Background: Previous studies, largely based on chart reviews with small sample sizes, have demonstrated that infectious diseases (ID) specialists positively impact patient outcomes. We investigated how ID specialists impact mortality, utilization, and costs using a large claims dataset.
Methods: We used administrative fee-for-service Medicare claims to identify beneficiaries hospitalized from 2008 to 2009 with at least 1 of 11 infections. There were 101 991 stays with and 170 336 stays without ID interventions. Cohorts were propensity score matched for patient demographics, comorbidities, and hospital characteristics. Regression models compared ID versus non-ID intervention and early versus late ID intervention. Risk-adjusted outcomes included hospital and intensive care unit (ICU) length of stay (LOS), mortality, readmissions, hospital charges, and Medicare payments.
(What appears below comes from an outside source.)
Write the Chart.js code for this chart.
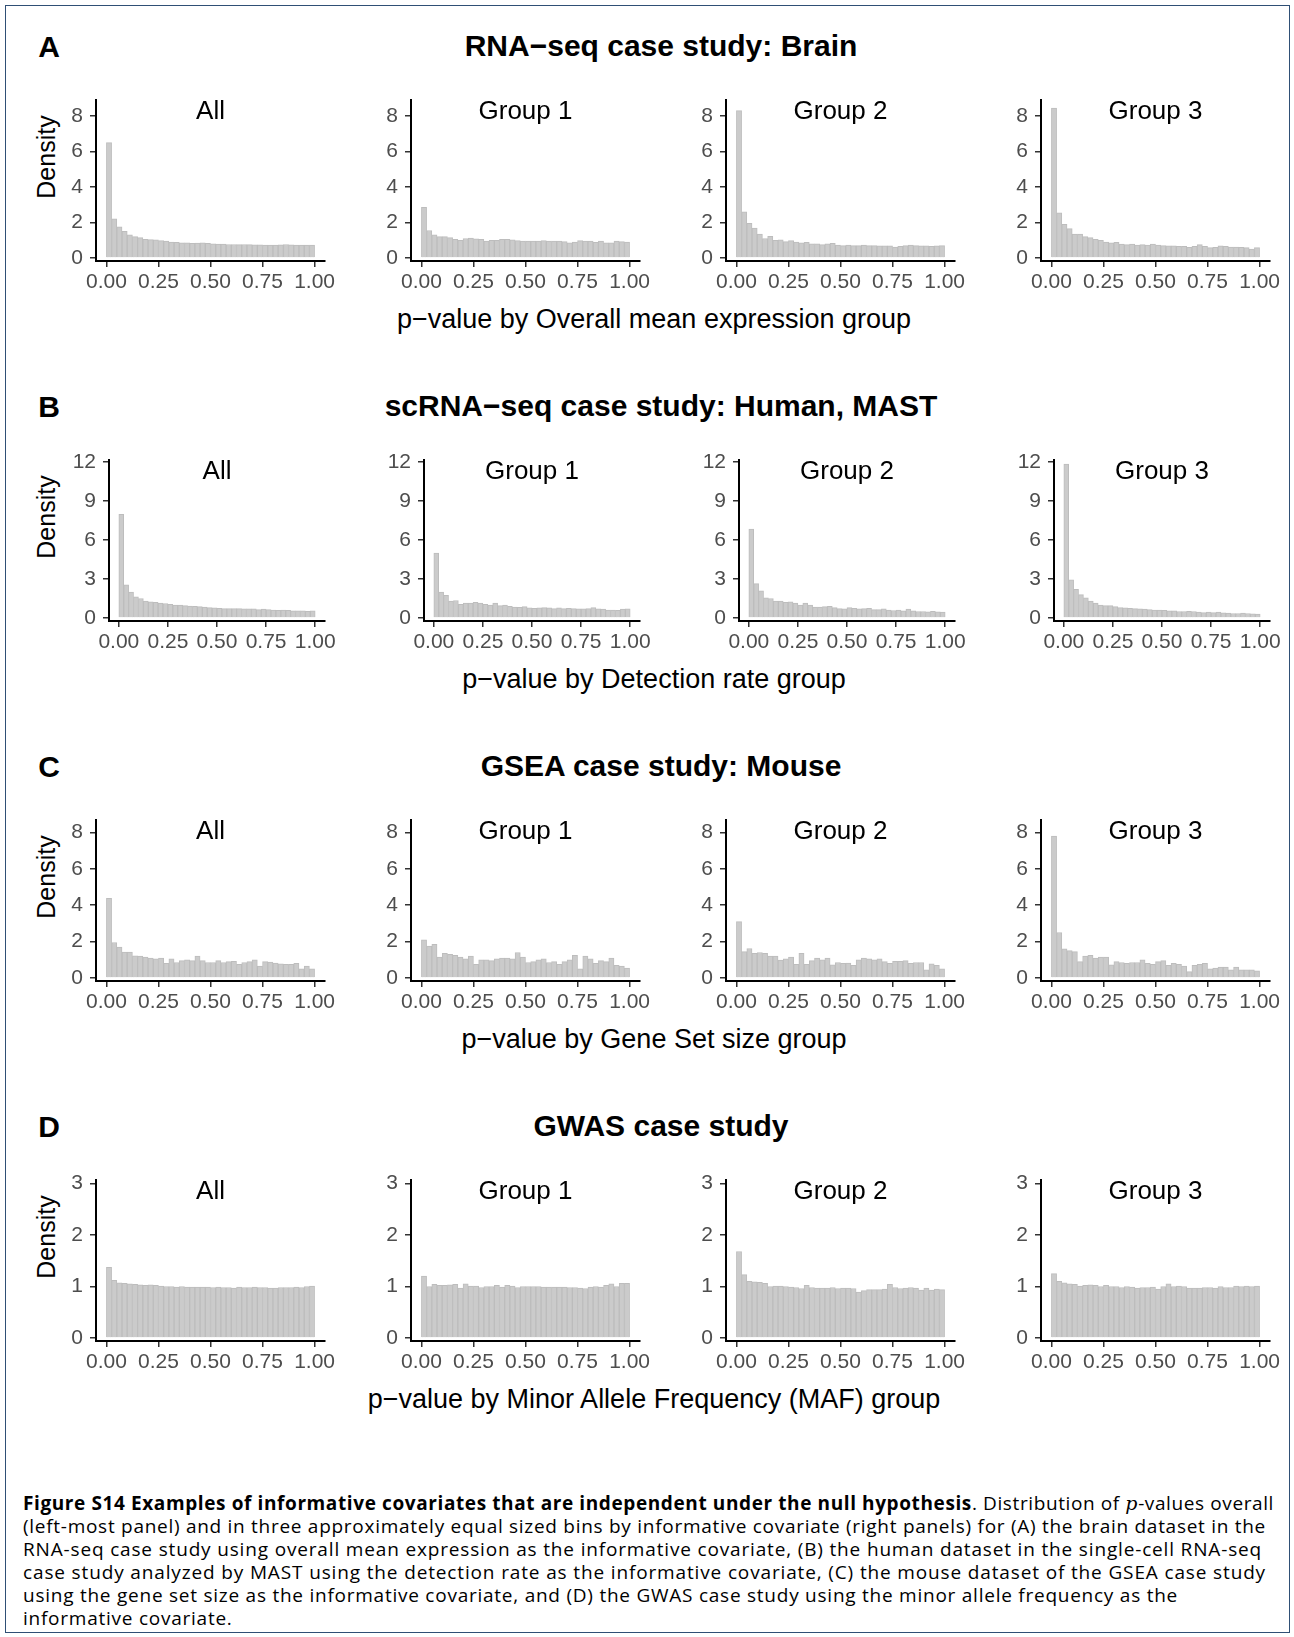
<!DOCTYPE html>
<html>
<head>
<meta charset="utf-8">
<script src="https://cdn.jsdelivr.net/npm/chart.js@4.4.1/dist/chart.umd.min.js"></script>
<style>
  body { margin: 0; background: #fff; }
  #fig { position: relative; width: 1294px; height: 1637px; font-family: "Liberation Sans", Arial, sans-serif; color: #000; }
  #frame { position: absolute; left: 5px; top: 5px; width: 1285px; height: 1628px; border: 1px solid #2f4f75; box-sizing: border-box; }
  .letter, .title { position: absolute; font-weight: bold; font-size: 30px; transform: translate(-50%, -50%); white-space: nowrap; }
  .xtitle { position: absolute; font-size: 27px; transform: translate(-50%, -50%); white-space: nowrap; }
  .ytitle { position: absolute; font-size: 25px; transform: translate(-50%, -50%) rotate(-90deg); white-space: nowrap; }
  canvas { position: absolute; }
  #caption { position: absolute; left: 23px; top: 1492px; width: 1266px; font-family: "Open Sans", Lato, sans-serif; font-size: 19px; line-height: 23px; }
  #caption div { white-space: nowrap; }
  #caption div span { display: inline-block; }
  #caption .m { font-family: "DejaVu Serif", serif; font-style: italic; }
</style>
</head>
<body>
<div id="fig">
  <div id="frame"></div>
  <div id="caption">
    <div><span data-w="1251"><b>Figure S14 Examples of informative covariates that are independent under the null hypothesis</b>. Distribution of <i class="m">p</i>-values overall</span></div>
    <div><span data-w="1243">(left-most panel) and in three approximately equal sized bins by informative covariate (right panels) for (A) the brain dataset in the</span></div>
    <div><span data-w="1239">RNA-seq case study using overall mean expression as the informative covariate, (B) the human dataset in the single-cell RNA-seq</span></div>
    <div><span data-w="1243">case study analyzed by MAST using the detection rate as the informative covariate, (C) the mouse dataset of the GSEA case study</span></div>
    <div><span data-w="1155">using the gene set size as the informative covariate, and (D) the GWAS case study using the minor allele frequency as the</span></div>
    <div><span>informative covariate.</span></div>
  </div>
</div>
<script>
// histogram bins: 40 bins of width 0.025 on [0, 1]
const bins = Array.from({ length: 40 }, (_, i) => (i + 0.5) / 40);
const xTicks = [0, 0.25, 0.5, 0.75, 1];
const panelNames = ['All', 'Group 1', 'Group 2', 'Group 3'];
const rowLetters = ['A', 'B', 'C', 'D'];
const rowTitles = ['RNA\u2212seq case study: Brain', 'scRNA\u2212seq case study: Human, MAST', 'GSEA case study: Mouse', 'GWAS case study'];
const xTitles = ['p\u2212value by Overall mean expression group', 'p\u2212value by Detection rate group',
                 'p\u2212value by Gene Set size group', 'p\u2212value by Minor Allele Frequency (MAF) group'];
const yTicksRNA = [0, 2, 4, 6, 8];
const yTicksSC = [0, 3, 6, 9, 12];
const yTicksGSEA = [0, 2, 4, 6, 8];
const yTicksGWAS = [0, 1, 2, 3];

// A: RNA-seq, Brain
const rnaAll = [6.5, 2.2, 1.75, 1.5, 1.3, 1.2, 1.15, 1.05, 1.03, 1.02, 0.98, 0.95, 0.9, 0.88, 0.85, 0.85, 0.83, 0.84, 0.85, 0.82,
  0.8, 0.78, 0.78, 0.76, 0.76, 0.75, 0.76, 0.75, 0.74, 0.74, 0.73, 0.72, 0.72, 0.74, 0.76, 0.74, 0.72, 0.72, 0.72, 0.72];
const rnaG1 = [2.85, 1.55, 1.3, 1.2, 1.2, 1.15, 1.05, 1.0, 1.1, 1.12, 1.08, 1.05, 0.95, 1.0, 1.0, 1.05, 1.05, 1.02, 0.98, 0.95,
  0.95, 0.95, 0.95, 0.98, 0.95, 0.95, 0.95, 0.92, 0.85, 0.9, 0.98, 0.95, 0.95, 0.88, 0.95, 0.85, 0.85, 0.95, 0.92, 0.9];
const rnaG2 = [8.3, 2.6, 1.95, 1.68, 1.35, 1.1, 1.22, 1.0, 1.02, 0.92, 0.98, 0.9, 0.85, 0.88, 0.8, 0.8, 0.75, 0.8, 0.82, 0.72,
  0.7, 0.72, 0.7, 0.7, 0.72, 0.7, 0.7, 0.68, 0.68, 0.68, 0.62, 0.65, 0.7, 0.72, 0.7, 0.68, 0.68, 0.66, 0.68, 0.7];
const rnaG3 = [8.45, 2.55, 1.9, 1.65, 1.35, 1.35, 1.2, 1.15, 1.05, 1.0, 0.9, 0.85, 0.88, 0.78, 0.75, 0.78, 0.72, 0.75, 0.72, 0.78,
  0.72, 0.7, 0.68, 0.68, 0.65, 0.66, 0.6, 0.65, 0.75, 0.65, 0.58, 0.6, 0.68, 0.65, 0.62, 0.62, 0.6, 0.58, 0.5, 0.58];

// B: scRNA-seq, Human, MAST
const scAll = [7.98, 2.55, 2.0, 1.63, 1.5, 1.3, 1.25, 1.2, 1.15, 1.12, 1.05, 1.0, 1.0, 0.95, 0.92, 0.9, 0.88, 0.85, 0.8, 0.78,
  0.75, 0.72, 0.72, 0.72, 0.72, 0.7, 0.7, 0.7, 0.65, 0.68, 0.65, 0.62, 0.6, 0.62, 0.6, 0.55, 0.55, 0.55, 0.52, 0.55];
const scG1 = [5.0, 2.0, 1.75, 1.3, 1.35, 1.05, 1.15, 1.15, 1.2, 1.15, 1.05, 1.0, 1.15, 0.95, 1.0, 0.9, 0.85, 0.82, 0.88, 0.78,
  0.75, 0.78, 0.8, 0.78, 0.72, 0.78, 0.72, 0.75, 0.72, 0.7, 0.7, 0.72, 0.8, 0.7, 0.68, 0.62, 0.62, 0.6, 0.68, 0.7];
const scG2 = [6.85, 2.65, 2.1, 1.55, 1.5, 1.3, 1.3, 1.2, 1.25, 1.15, 1.0, 1.15, 1.0, 0.85, 0.85, 0.88, 0.9, 0.8, 0.72, 0.7,
  0.8, 0.75, 0.7, 0.72, 0.75, 0.65, 0.65, 0.7, 0.62, 0.58, 0.62, 0.55, 0.68, 0.55, 0.5, 0.5, 0.48, 0.52, 0.48, 0.45];
const scG3 = [11.85, 2.95, 2.2, 1.8, 1.55, 1.3, 1.15, 1.0, 0.95, 0.95, 0.88, 0.8, 0.78, 0.75, 0.72, 0.7, 0.68, 0.65, 0.62, 0.62,
  0.6, 0.55, 0.55, 0.5, 0.5, 0.52, 0.5, 0.45, 0.42, 0.45, 0.42, 0.45, 0.4, 0.38, 0.35, 0.35, 0.38, 0.35, 0.32, 0.3];

// C: GSEA, Mouse
const gseaAll = [4.38, 1.95, 1.7, 1.42, 1.42, 1.22, 1.2, 1.15, 1.1, 1.05, 1.1, 0.8, 1.05, 0.85, 0.95, 1.0, 0.95, 1.2, 0.95, 0.85,
  0.85, 0.95, 0.85, 0.9, 0.92, 0.75, 0.85, 0.9, 1.0, 0.65, 0.9, 0.88, 0.82, 0.78, 0.75, 0.75, 0.8, 0.5, 0.65, 0.5];
const gseaG1 = [2.1, 1.75, 1.85, 1.15, 1.35, 1.3, 1.25, 1.15, 1.05, 1.2, 0.75, 1.0, 1.0, 0.95, 1.05, 1.1, 1.1, 1.05, 1.4, 1.15,
  0.85, 0.9, 1.0, 1.05, 0.85, 0.9, 0.75, 0.9, 1.0, 1.25, 0.5, 1.2, 1.05, 0.8, 0.95, 0.9, 1.1, 0.7, 0.65, 0.55];
const gseaG2 = [3.1, 1.45, 1.62, 1.35, 1.4, 1.35, 1.2, 1.2, 0.98, 1.05, 1.15, 0.75, 1.35, 0.75, 0.95, 1.1, 1.0, 1.1, 0.72, 0.85,
  0.8, 0.82, 0.7, 1.0, 1.1, 1.05, 1.0, 1.05, 0.9, 0.8, 0.92, 0.92, 0.95, 0.8, 0.85, 0.85, 0.45, 0.78, 0.7, 0.5];
const gseaG3 = [7.8, 2.5, 1.6, 1.5, 1.45, 0.9, 1.2, 1.25, 1.1, 1.15, 1.15, 0.72, 0.9, 0.85, 0.8, 0.85, 0.85, 1.0, 0.8, 0.75,
  0.9, 0.95, 0.7, 0.8, 0.75, 0.65, 0.35, 0.7, 0.75, 0.8, 0.5, 0.55, 0.6, 0.6, 0.45, 0.6, 0.45, 0.45, 0.45, 0.4];

// D: GWAS
const gwasAll = [1.37, 1.12, 1.07, 1.06, 1.05, 1.04, 1.03, 1.02, 1.03, 1.02, 1.01, 1.0, 1.0, 0.99, 1.0, 0.99, 0.99, 0.99, 0.99, 0.99,
  0.98, 0.99, 0.98, 0.98, 0.97, 0.99, 0.98, 0.98, 0.99, 0.98, 0.98, 0.97, 0.97, 0.98, 0.98, 0.98, 0.99, 0.98, 1.0, 1.01];
const gwasG1 = [1.2, 1.0, 1.04, 1.02, 1.02, 1.03, 1.04, 0.97, 1.05, 1.01, 1.01, 0.98, 1.0, 1.0, 1.02, 0.99, 1.02, 1.01, 0.98, 1.0,
  1.0, 1.0, 1.0, 0.99, 0.99, 0.99, 0.99, 0.99, 0.98, 0.98, 0.97, 0.96, 0.99, 1.0, 0.99, 1.02, 1.05, 1.0, 1.06, 1.06];
const gwasG2 = [1.68, 1.23, 1.1, 1.09, 1.08, 1.06, 1.0, 1.01, 1.01, 1.0, 0.99, 0.98, 0.96, 1.02, 0.98, 0.97, 0.97, 0.97, 0.98, 0.96,
  0.97, 0.97, 0.96, 0.89, 0.92, 0.94, 0.94, 0.94, 0.95, 1.04, 0.98, 0.96, 0.97, 0.98, 0.97, 0.93, 0.97, 0.93, 0.95, 0.94];
const gwasG3 = [1.25, 1.1, 1.07, 1.05, 1.04, 1.01, 1.02, 1.03, 1.02, 1.0, 1.02, 1.0, 1.0, 0.98, 1.0, 0.99, 0.97, 0.98, 0.98, 0.99,
  0.95, 1.0, 1.05, 1.0, 1.01, 1.0, 0.97, 0.97, 0.97, 0.98, 0.98, 0.97, 1.0, 0.98, 0.98, 1.01, 1.0, 1.01, 1.0, 1.01];

const rows = [
  { series: [rnaAll, rnaG1, rnaG2, rnaG3], yTicks: yTicksRNA, yMin: -0.17, yMax: 8.9, plotLeft: 96, plotWidth: 229 },
  { series: [scAll, scG1, scG2, scG3], yTicks: yTicksSC, yMin: -0.23, yMax: 12.17, plotLeft: 109, plotWidth: 216 },
  { series: [gseaAll, gseaG1, gseaG2, gseaG3], yTicks: yTicksGSEA, yMin: -0.165, yMax: 8.68, plotLeft: 96, plotWidth: 229 },
  { series: [gwasAll, gwasG1, gwasG2, gwasG3], yTicks: yTicksGWAS, yMin: -0.06, yMax: 3.07, plotLeft: 96, plotWidth: 229 }
];

const FONT = '"Liberation Sans", Arial, sans-serif';
const ROW_STEP = 360, COL_STEP = 315;
const PLOT_TOP = 100, PLOT_H = 161;
const PAD_T = 24, PAD_R = 30, Y_W = 50, X_H = 46;

const fig = document.getElementById('fig');

// caption is ragged right: stretch each line's letter spacing so it ends where it does in the figure
let lastSpacing = 0;
document.querySelectorAll('#caption span[data-w]').forEach(sp => {
  const natural = sp.getBoundingClientRect().width;
  lastSpacing = (Number(sp.dataset.w) - natural) / sp.textContent.length;
  sp.style.letterSpacing = lastSpacing + 'px';
});
document.querySelector('#caption div:last-child span').style.letterSpacing = lastSpacing + 'px';

function addText(cls, text, x, y) {
  const d = document.createElement('div');
  d.className = cls;
  d.textContent = text;
  d.style.left = x + 'px';
  d.style.top = y + 'px';
  fig.appendChild(d);
}

const panelLabel = {
  id: 'panelLabel',
  afterDraw(chart, args, opts) {
    const { ctx, chartArea } = chart;
    ctx.save();
    ctx.font = '26px ' + FONT;
    ctx.fillStyle = '#000';
    ctx.textAlign = 'center';
    ctx.textBaseline = 'alphabetic';
    ctx.fillText(opts.text, (chartArea.left + chartArea.right) / 2, chartArea.top + 18.5);
    ctx.restore();
  }
};

rows.forEach((row, r) => {
  addText('letter', rowLetters[r], 49, 47 + r * ROW_STEP);
  addText('title', rowTitles[r], 661, 46 + r * ROW_STEP);
  addText('xtitle', xTitles[r], 654, 318.5 + r * ROW_STEP);
  addText('ytitle', 'Density', 46, 157 + r * ROW_STEP);

  row.series.forEach((vals, c) => {
    const cv = document.createElement('canvas');
    const w = Y_W + row.plotWidth + PAD_R;
    const h = PAD_T + PLOT_H + X_H;
    cv.width = w; cv.height = h;
    cv.style.width = w + 'px'; cv.style.height = h + 'px';
    cv.style.left = (row.plotLeft + c * COL_STEP - Y_W) + 'px';
    cv.style.top = (PLOT_TOP + r * ROW_STEP - PAD_T) + 'px';
    fig.appendChild(cv);

    new Chart(cv, {
      type: 'bar',
      data: {
        datasets: [{
          data: bins.map((b, i) => ({ x: b, y: vals[i] })),
          backgroundColor: '#cbcbcb',
          borderColor: '#bdbdbd',
          borderWidth: 1,
          barPercentage: 1,
          categoryPercentage: 1
        }]
      },
      options: {
        responsive: false,
        animation: false,
        events: [],
        layout: { padding: { top: PAD_T, right: PAD_R, left: 0, bottom: 0 } },
        plugins: {
          legend: { display: false },
          tooltip: { enabled: false },
          panelLabel: { text: panelNames[c] }
        },
        scales: {
          x: {
            type: 'linear', min: -0.05, max: 1.05, offset: false,
            afterBuildTicks: s => { s.ticks = xTicks.map(v => ({ value: v })); },
            afterFit: s => { s.height = X_H; s.paddingLeft = 0; s.paddingRight = 0; },
            ticks: { callback: v => v.toFixed(2), color: '#4d4d4d', font: { size: 21, family: FONT }, padding: 3, maxRotation: 0, autoSkip: false },
            grid: { drawOnChartArea: false, drawTicks: true, tickLength: 6, color: '#333', lineWidth: 1.5, offset: false },
            border: { display: true, color: '#000', width: 2 }
          },
          y: {
            min: row.yMin, max: row.yMax,
            afterBuildTicks: s => { s.ticks = row.yTicks.map(v => ({ value: v })); },
            afterFit: s => { s.width = Y_W; s.paddingTop = 0; s.paddingBottom = 0; },
            ticks: { callback: v => String(v), color: '#4d4d4d', font: { size: 21, family: FONT }, padding: 7 },
            grid: { drawOnChartArea: false, drawTicks: true, tickLength: 6, color: '#333', lineWidth: 1.5 },
            border: { display: true, color: '#000', width: 2 }
          }
        }
      },
      plugins: [panelLabel]
    });
  });
});
</script>
</body>
</html>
Results: The ID intervention cohort demonstrated significantly lower mortality (odds ratio [OR], 0.87; 95% confidence interval [CI], .83 to .91) and readmissions (OR, 0.96; 95% CI, .93 to .99) than the non-ID intervention cohort. Medicare charges and payments were not significantly different; the ID intervention cohort ICU LOS was 3.7% shorter (95% CI, -5.5% to -1.9%). Patients receiving ID intervention within 2 days of admission had significantly lower 30-day mortality and readmission, hospital and ICU length of stay, and Medicare charges and payments compared with patients receiving later ID interventions.
Conclusions: ID interventions are associated with improved patient outcomes. Early ID interventions are also associated with reduced costs for Medicare beneficiaries with select infections.
Keywords: ID specialists; costs; infectious diseases; patient outcomes; utilization.